To the Editors:

Last Saturday, over 700 volunteers from town came together to pack meals for hungry children around the world. These volunteers were of all faiths and even perhaps no faith, but we all came together and connected, and our community is the better for it. That connection makes me grieve after hearing of: two incidents of swastikas found in Middlebrook bathrooms; the white supremacy fliers recently distributed in south Wilton; the rock thrown through the window on the property of the Hindu Mandir; and the Instagram incident at the high school showing a gun and saying “let’s have some fun.”

Whenever there is an incident such as any one of these, we tend to run to the targeted group and expect their outrage, which is warranted. While it is important to care for people who are hurt, the incidents should be focused on the broader community, because we all suffer. I am offended that all of these things have happened in our community. As a Christian clergyperson, it is my duty to speak out, and not just see it as a Jewish, Hindu, or other’s issue. When racism, bigotry, misogyny, homophobia are used against others, it is incumbent that all of us respond because we as a whole community are diminished.
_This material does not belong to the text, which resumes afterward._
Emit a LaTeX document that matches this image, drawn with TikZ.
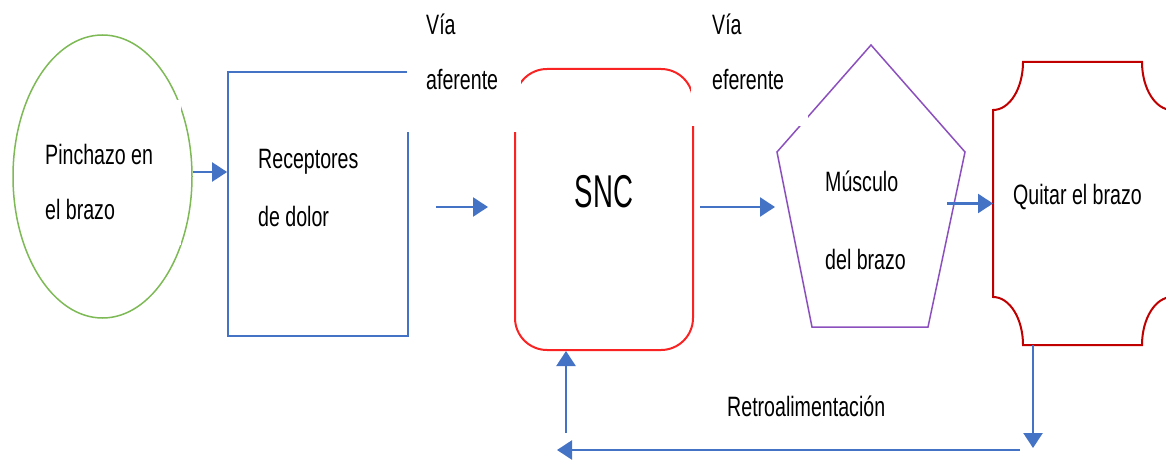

Perhaps we are beginning to hear a broader call to personal responsibility in the recent #metoo movement, where women have begun to speak up about their experiences of sexual harassment, sexual misconduct and sexual abuse. In his profound TEDtalk, Jason Katz explains these issues are often mislabeled as “women’s issues.” In fact, he says, they are really men’s issues  and point to a lack of leadership for not standing up and teaching our children, teens, and friends and colleagues  what is right and wrong, and how to treat others with respect. (http://bit.ly/1iXu34B)

So yes, I am deeply saddened, as a woman, as a person of faith, as a community member, and as a human being that these bigoted, racist and intolerant incidents (even if done as pranks) have occurred in our wonderful town. And I call on all of us to respond with greater leadership in our spheres of influence to stand up, speak up and be better, for we are all connected. Our community will be the better for it.